If you had a pretty much unlimited disposable income, what would you spend it on? Once you’ve worked through the obvious answers — booze, drugs, getting laid as much as possible — then you might come to the conclusion that “art” is as good an answer as any. So it went, apparently, with David Bowie — the great man’s interest in visual art was well-documented, and it was always assumed that he’d have a bumper art collection, but the scale of it has become this week, mainly because it’s up for sale.
As per The Guardian, Bowie’s private collection is to be auctioned by Sotheby’s in November. (According to the report, Bowie’s family are selling because they don’t have the space to keep all the work.) More notably for those of us who don’t have a casual seven figures to drop on one of the pieces that’s going under the hammer, the collection is going on public display prior to the auction: “The collection will be seen by the public for the first time when it is exhibited for 10 days by Sotheby’s, after highlights are sent on tour to Los Angeles, New York and Hong Kong, before the three-day sale in November.”
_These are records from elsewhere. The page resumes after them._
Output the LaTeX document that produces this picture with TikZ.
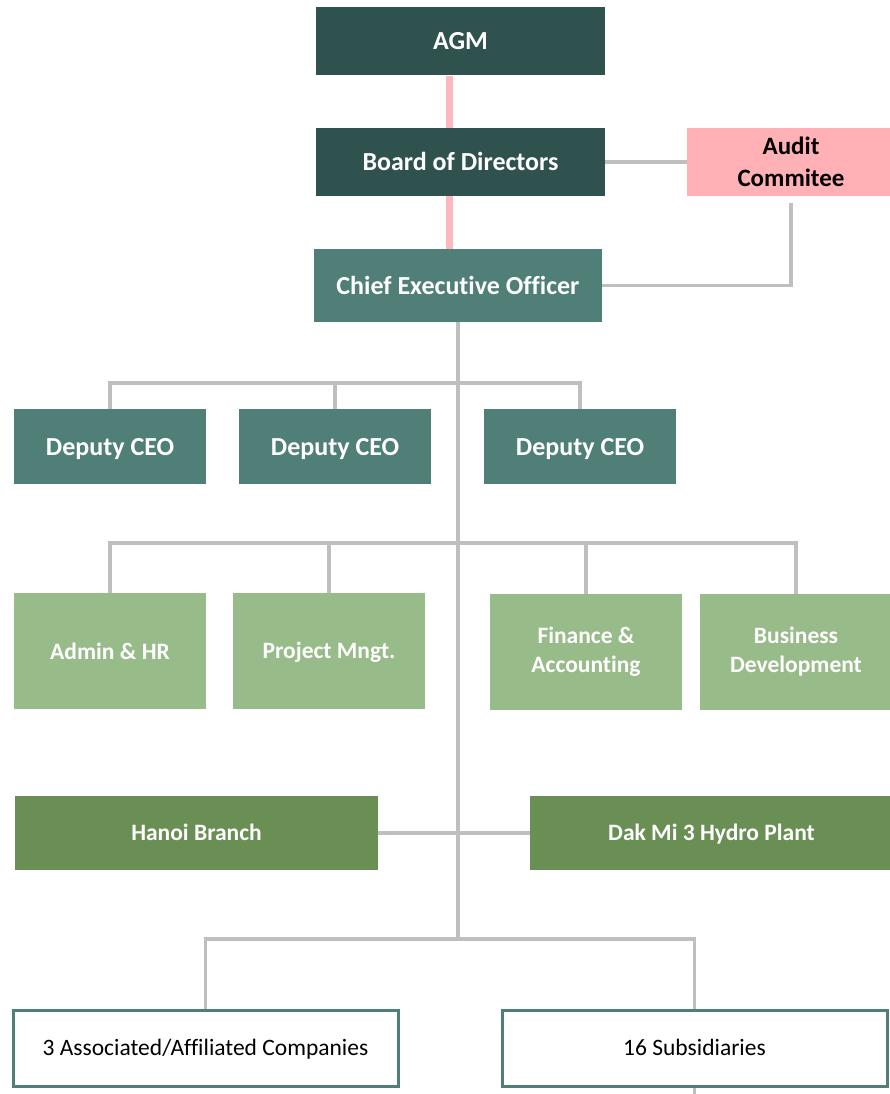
\documentclass[tikz,border=0pt]{standalone}
\usepackage{fontspec}
\setmainfont[Ligatures=NoCommon]{Carlito}
\usetikzlibrary{positioning, calc}
\definecolor{boardgreen}{RGB}{47,82,79}
\definecolor{execgreen}{RGB}{79,127,118}
\definecolor{deptgreen}{RGB}{151,187,137}
\definecolor{sitegreen}{RGB}{106,143,85}
\definecolor{auditpink}{RGB}{255,177,182}
\definecolor{linkpink}{RGB}{255,183,190}
\definecolor{linkgray}{RGB}{191,191,191}
\tikzstyle{board} = [rectangle, minimum width=289pt, minimum height=68pt, text centered, text height=17pt, text depth=0pt, fill=boardgreen, text=white, font=\bfseries\fontsize{26}{31}\selectfont]
\tikzstyle{audit} = [rectangle, minimum width=208pt, minimum height=68pt, align=center, fill=auditpink, text=black, font=\bfseries\fontsize{25}{32}\selectfont]
\tikzstyle{exec} = [rectangle, minimum width=192pt, minimum height=75pt, text centered, text height=17pt, text depth=0pt, fill=execgreen, text=white, font=\bfseries\fontsize{26}{31}\selectfont]
\tikzstyle{dept} = [rectangle, minimum width=192pt, minimum height=116pt, align=center, fill=deptgreen, text=white, font=\bfseries\fontsize{23.5}{29}\selectfont]
\tikzstyle{site} = [rectangle, minimum width=363pt, minimum height=74pt, text centered, text height=15pt, text depth=0pt, fill=sitegreen, text=white, font=\bfseries\fontsize{23.5}{29}\selectfont]
\tikzstyle{unit} = [rectangle, minimum width=385pt, minimum height=76pt, text centered, text height=15pt, text depth=0pt, draw=execgreen, line width=3pt, fill=white, text=black, font=\fontsize{23.5}{29}\selectfont]
\tikzstyle{pinkline} = [draw=linkpink, line width=7pt]
\tikzstyle{grayline} = [draw=linkgray, line width=3.5pt]

\begin{document}
\begin{tikzpicture}[x=1pt, y=-1pt]
\useasboundingbox (0,0) rectangle (890,1094);
% governance
\node (agm) [board] at (460.5,41.5) {AGM};
\node (bod) [board] at (460.5,162) {Board of Directors};
\node (audit) [audit] at (791,162) {Audit\\Commitee};
\node (ceo) [exec, minimum width=288pt, minimum height=73pt] at (458,285.5) {Chief Executive Officer};
% deputies
\node (dep1) [exec] at (110,446.5) {Deputy CEO};
\node (dep2) [exec] at (335,446.5) {Deputy CEO};
\node (dep3) [exec] at (580,446.5) {Deputy CEO};
% departments
\node (admin) [dept] at (110,651) {Admin \& HR};
\node (proj) [dept, text height=15pt, text depth=0pt] at (329,651) {Project Mngt.};
\node (fin) [dept] at (586,652) {Finance \&\\Accounting};
\node (bus) [dept] at (796,652) {Business\\Development};
% branches
\node (hanoi) [site] at (196.5,833) {Hanoi Branch};
\node (dakmi) [site] at (711.5,833) {Dak Mi 3 Hydro Plant};
% companies
\node (assoc) [unit] at (205.5,1048) {3 Associated/Affiliated Companies};
\node (subs) [unit] at (694.5,1048) {16 Subsidiaries};

\coordinate (depbar) at (458,383);
\coordinate (deptbar) at (458,543);
\coordinate (hub) at (458,939);
\coordinate (stub) at (694.5,1094);

\draw[pinkline] ([xshift=-11.5pt]agm.south) -- ([xshift=-11.5pt]bod.north);
\draw[pinkline] ([xshift=-11.5pt]bod.south) -- ([xshift=-9pt]ceo.north);
\draw[grayline] (bod.east) -- (audit.west);
\draw[grayline] ([yshift=-7pt]audit.south) |- (ceo.east);
\draw[grayline] (ceo.south) -- (hub);
\draw[grayline] (dep1.north) |- (depbar) -| (dep3.north);
\draw[grayline] (dep2.north) -- (dep2.north |- depbar);
\draw[grayline] (admin.north) |- (deptbar) -| (bus.north);
\draw[grayline] (proj.north) -- (proj.north |- deptbar);
\draw[grayline] (fin.north) -- (fin.north |- deptbar);
\draw[grayline] (hanoi.east) -- (dakmi.west);
\draw[grayline] (assoc.north) |- (hub) -| (subs.north);
\draw[grayline] (subs.south) -- (stub);
\end{tikzpicture}
\end{document}
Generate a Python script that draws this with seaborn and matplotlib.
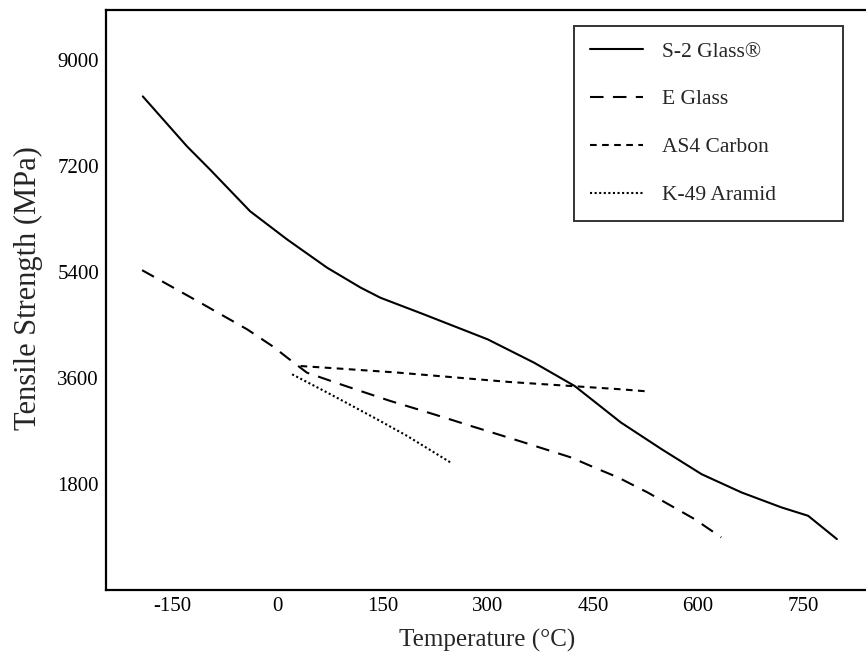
import matplotlib
matplotlib.use("Agg")
import matplotlib.pyplot as plt
import seaborn as sns
import pandas as pd

# values (temperature in C, strength in MPa)
s2_temp = [-192, -129, -96, -39, 14, 71, 119, 147, 209, 300, 366, 424, 455, 490, 548, 605, 662, 719, 757, 798]
s2_strength = [8374, 7527, 7132, 6426, 5946, 5467, 5128, 4958, 4676, 4252, 3857, 3461, 3170, 2841, 2389, 1965, 1655, 1401, 1259, 864]

e_temp = [-193, -110, -43, -5, 14, 42, 90, 120, 161, 200, 238, 276, 314, 352, 419, 452, 486, 528, 595, 633]
e_strength = [5426, 4874, 4421, 4120, 3942, 3688, 3490, 3370, 3207, 3066, 2926, 2783, 2643, 2502, 2248, 2078, 1909, 1655, 1203, 893]

as4_temp = [33, 90, 170, 250, 330, 420, 490, 527]
as4_strength = [3800, 3755, 3690, 3610, 3530, 3460, 3405, 3370]

k49_temp = [21, 71, 104, 142, 185, 247]
k49_strength = [3659, 3350, 3140, 2897, 2614, 2163]

labels = ["S-2 Glass®", "E Glass", "AS4 Carbon", "K-49 Aramid"]
x_ticks = [-150, 0, 150, 300, 450, 600, 750]
y_ticks = [1800, 3600, 5400, 7200, 9000]

sns.set_style("white")
plt.rcParams['font.family'] = ['Liberation Serif', 'DejaVu Serif']
plt.rcParams['axes.unicode_minus'] = False

fig = plt.figure(figsize=(8.66, 6.61), dpi=100)
ax = fig.add_axes([106 / 866, 1 - 590 / 661, 1 - 106 / 866 + 0.002, (590 - 10) / 661])

series = [
    (s2_temp, s2_strength, "-"),
    (e_temp, e_strength, (0, (6.5, 4.5))),
    (as4_temp, as4_strength, (0, (3.2, 2.6))),
    (k49_temp, k49_strength, (0, (1.0, 1.2))),
]
for (t, s, ls), lab in zip(series, labels):
    df = pd.DataFrame({"Temperature": t, "Strength": s})
    sns.lineplot(data=df, x="Temperature", y="Strength", ax=ax, color="black",
                 linewidth=1.5, linestyle=ls, label=lab)

ax.set_xlim(-244.5, 842)
ax.set_ylim(0, 9840)
ax.set_xticks(x_ticks)
ax.set_yticks(y_ticks)
ax.tick_params(direction="in", length=10, width=1.5, labelsize=15, pad=5, colors="black")
ax.set_xlabel("Temperature (°C)", fontsize=18, labelpad=9)
ax.set_ylabel("Tensile Strength (MPa)", fontsize=22)
ax.yaxis.set_label_coords(-0.083, 0.52)

for side in ["left", "bottom", "top"]:
    ax.spines[side].set_color("black")
    ax.spines[side].set_linewidth(1.6)
ax.spines["right"].set_visible(False)

# legend box is wider than its contents in the reference
leg = ax.legend(loc="upper left", mode="expand",
                bbox_to_anchor=(574 / 866, 0, 269 / 866, 1 - 26 / 661),
                bbox_transform=fig.transFigure, borderaxespad=0, fontsize=15.5,
                handlelength=2.5, labelspacing=1.29, borderpad=0.72, handletextpad=0.85,
                frameon=True, fancybox=False, edgecolor="black")
leg.get_frame().set_linewidth(1.4)

fig.savefig("out.png", dpi=100)
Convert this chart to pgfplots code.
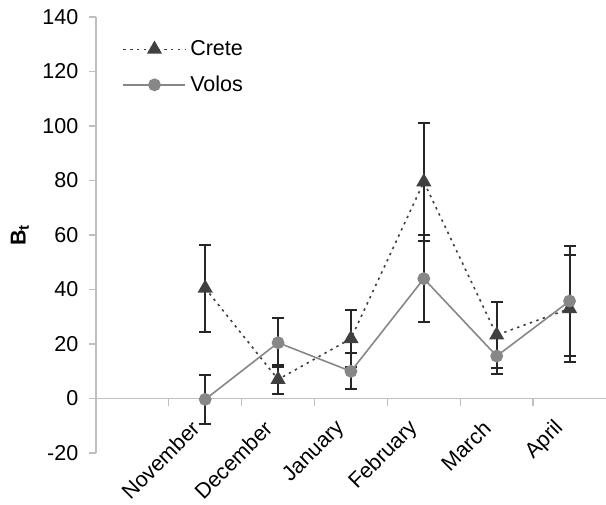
\documentclass[border=0pt]{standalone}
\usepackage{fontspec}
\setmainfont{Liberation Sans}
\usepackage{pgfplots}
\pgfplotsset{compat=1.18}
\usepackage{pgfplotstable}

\definecolor{creteC}{HTML}{404040}
\definecolor{volosC}{HTML}{878787}
\definecolor{axisC}{HTML}{BFBFBF}
\definecolor{barC}{HTML}{262626}

% month index, mean, error
\pgfplotstableread{
x   y     e
1.5 40.5  16
2.5 7     5.5
3.5 22    10.5
4.5 79.5  21.5
5.5 23.3  12.2
6.5 33    19.5
}\crete
\pgfplotstableread{
x   y     e
1.5 -0.3  9
2.5 20.5  9
3.5 10    6.6
4.5 44    16
5.5 15.6  6.6
6.5 35.8  20
}\volos

\begin{document}
\fontsize{10.8}{13}\selectfont
\begin{tikzpicture}
\begin{axis}[
    scale only axis, width=255bp, height=218bp,
    xmin=0, xmax=7, ymin=-20, ymax=140,
    axis y line*=left, axis x line*=middle,
    axis line style={axisC, line width=0.7bp},
    tick style={axisC, line width=0.7bp},
    tick align=outside, major tick length=3.5bp,
    ytick={-20,0,...,140},
    xtick={1,...,6},
    xticklabels={November,December,January,February,March,April},
    tick label style={font=\fontsize{10.8}{13}\selectfont},
    xticklabel style={xshift=16bp, yshift=-7bp, rotate=45, anchor=east},
    yticklabel style={xshift=-1.5bp},
    /pgf/number format/assume math mode=true,
    every axis y label/.style={at={(rel axis cs:0,0.5)}, xshift=-38bp, rotate=90, anchor=center},
    ylabel={\fontsize{10.8}{13}\selectfont\textbf{B\textsubscript{t}}},
    legend style={at={(rel axis cs:0.04,0.966)}, anchor=north west, draw=none, fill=none,
        row sep=4.5bp, font=\fontsize{10.8}{13}\selectfont},
    legend cell align=left,
    legend image code/.code={
        \draw[mark repeat=2,mark phase=2] plot coordinates {(0bp,0bp) (15.5bp,0bp) (31bp,0bp)};
    },
]
\addplot[creteC, line width=0.8bp, dash pattern=on 1.2bp off 2.2bp,
    mark=triangle*, mark size=3.6bp, mark options={solid, fill=creteC, draw=creteC},
    error bars/.cd, y dir=both, y explicit,
    error bar style={barC, line width=1bp, solid},
    error mark options={barC, line width=1bp, mark size=3bp, solid, rotate=90}]
    table[x=x, y=y, y error=e] {\crete};
\addlegendentry{Crete}
\addplot[volosC, line width=0.8bp,
    mark=*, mark size=2.8bp, mark options={fill=volosC, draw=volosC},
    error bars/.cd, y dir=both, y explicit,
    error bar style={barC, line width=1bp, solid},
    error mark options={barC, line width=1bp, mark size=3bp, solid, rotate=90}]
    table[x=x, y=y, y error=e] {\volos};
\addlegendentry{Volos}
\coordinate (bl) at (rel axis cs:-0.188,-0.117);
\coordinate (tr) at (rel axis cs:1,1.039);
\end{axis}
\pgfresetboundingbox
\path (bl) rectangle (tr);
\end{tikzpicture}
\end{document}
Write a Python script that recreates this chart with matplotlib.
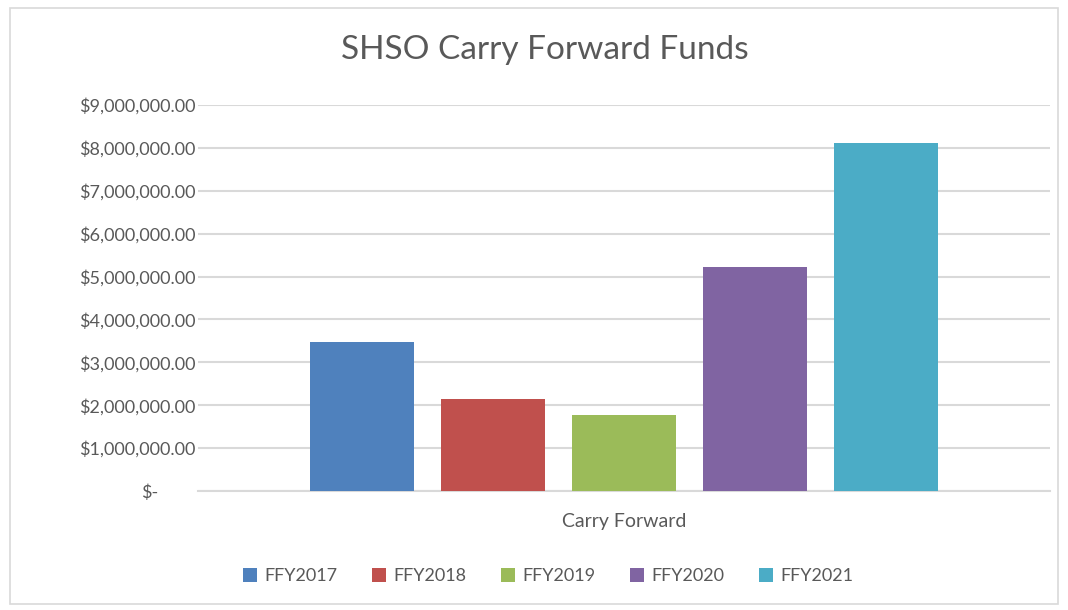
import matplotlib
matplotlib.use("Agg")
import matplotlib.pyplot as plt
from matplotlib.patches import Rectangle, Patch
from matplotlib.ticker import FuncFormatter
import matplotlib.transforms as mtransforms

categories = ["Carry Forward"]
series_names = ["FFY2017", "FFY2018", "FFY2019", "FFY2020", "FFY2021"]
values = [3480000, 2150000, 1770000, 5230000, 8120000]
colors = ["#4F81BD", "#C0504D", "#9BBB59", "#8064A2", "#4BACC6"]
y_ticks = [0, 1e6, 2e6, 3e6, 4e6, 5e6, 6e6, 7e6, 8e6, 9e6]

plt.rcParams['font.family'] = ['Lato', 'DejaVu Sans']
W, H = 1068, 610
fig = plt.figure(figsize=(W / 100, H / 100), dpi=100)
fig.patch.set_facecolor("white")

# chart border
fig.add_artist(Rectangle((10 / W, 1 - 604 / H), 1048 / W, 596 / H, transform=fig.transFigure,
                         fill=False, edgecolor="#d9d9d9", linewidth=1.2))

ax = fig.add_axes([198 / W, 1 - 491 / H, 852 / W, 386 / H])
step = 1.0
bw = 104 / 131
n = len(series_names)
for i, (name, v, c) in enumerate(zip(series_names, values, colors)):
    ax.bar(0 + (i - (n - 1) / 2) * step, v, width=bw, color=c, label=name, zorder=3)

ax.set_xlim(-3.25, 3.25)
ax.set_ylim(0, 9e6)
ax.set_yticks(y_ticks)

def fmt(v, pos):
    if v == 0:
        return "$-"
    return "${:,.2f}".format(v)
ax.yaxis.set_major_formatter(FuncFormatter(fmt))
ax.grid(axis="y", color="#d9d9d9", linewidth=1.5, zorder=0)
ax.set_axisbelow(True)
for s in ["top", "right", "left"]:
    ax.spines[s].set_visible(False)
ax.spines["bottom"].set_color("#d9d9d9")
ax.spines["bottom"].set_linewidth(1.5)
ax.tick_params(axis="y", length=0, pad=2, labelsize=13, labelcolor="#595959")
ax.set_xticks([0])
ax.set_xticklabels(categories)
ax.tick_params(axis="x", length=0, pad=16, labelsize=14, labelcolor="#595959")

fig.canvas.draw()
labels = ax.get_yticklabels()
off = mtransforms.ScaledTranslation(-37 / 100, 0, fig.dpi_scale_trans)
labels[0].set_transform(labels[0].get_transform() + off)

fig.text(545 / W, 1 - 50 / H, "SHSO Carry Forward Funds", ha="center", va="center",
         fontsize=24, color="#595959")

handles = [Patch(facecolor=c, edgecolor="none", label=nm) for nm, c in zip(series_names, colors)]
fig.legend(handles=handles, loc="center", bbox_to_anchor=(548 / W, 1 - 576 / H), ncol=5,
           frameon=False, fontsize=13, labelcolor="#595959", handlelength=0.8, handleheight=0.8,
           handletextpad=0.4, columnspacing=1.9)

fig.savefig("out.png", dpi=100)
The nature of the works that Bowie purchased make for a fascinating insight into his aesthetic inspirations — his collection is heavy on 20th century British art, including works by Damien Hirst, Frank Auerbach, Harold Gilman, Sir Stanley Spencer, Peter Lanyon, Patrick Caulfield, Henry Moore, and Graham Sutherland. There’s also an eclectic variety of other work, from a piece by Jean-Michel Basquiat through designer furniture to the very fancy 1950s record player pictured above, which was created by Italian designers Pier Giacomo and Achille Castiglioni.